Bloomberg reported that Euronext - which operates stock markets in France, Portugal, Ireland, Norway, Belgium and the Netherlands - has been assessing potential acquisition targets, including the Madrid and Milan exchanges.
It recently beat off a challenge from Nasdaq to buy the Oslo exchange.
“Recent market rumours... are unfounded and there is no dialogue with the two companies mentioned, nor with any exchange in Europe, and also no offer has been made to any board or to any shareholders,” Boujnah told a media call on Euronext’s third quarter results.
The operator reported a 26% rise in net profit, helped by its acquisition of Oslo Bors, and reiterated it would pursue more potential acquisitions.
Boujnah said Euronext had clearly analysed the situations of single country exchanges.
“But there is a big difference between monitoring, analysing, looking at things as we have been doing for the past five years and the type of comment that was published in the press that has no substance whatsoever.”
Euronext’s priority remains to “diversify the topline” when opportunities arise, he said.

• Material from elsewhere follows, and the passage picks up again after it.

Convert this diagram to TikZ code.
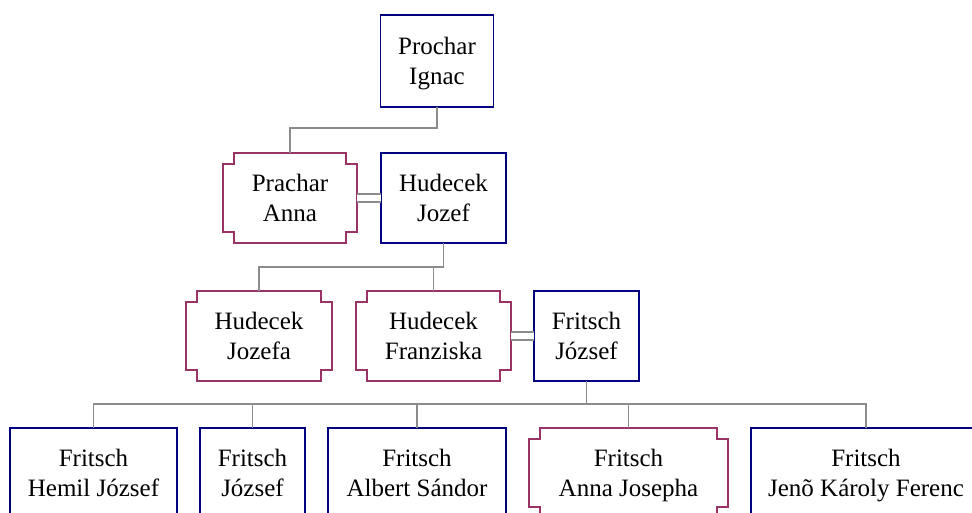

Attempts at exchange mergers, most recently between the London Stock Exchange and Deutsche Boerse, have collapsed in the face of competition and political opposition. The LSE is now focusing on acquiring data and analytics company Refinitiv instead.
Madrid is among the smallest of Europe’s exchanges with a market capitalisation of 2.1 billion euros ($2.32 billion), less than half of Euronext’s 5.2 billion euros.
A combination of the two would lag far behind Europe’s two biggest exchanges: Deutsche Boerse has a market capitalisation of 26 billion euros, and the LSE at 24.3 billion pounds ($31.15 billion), effectively putting them out of Euronext’s financial reach.
Spanish investment firm Alantra said there were limited investment alternatives in Europe and that BME traded at a discount to its peers.
“We think BME has no future as a standalone company in an increasingly consolidated sector, and thus, the best it can do for its shareholders is sell itself at a good price,” Alantra said.
But a tie-up would not be plain sailing, an industry official said.
“The politics would be complex as savings would have to come from migrating trading to one platform, and Paris or Madrid would have to lose jobs,” the official said.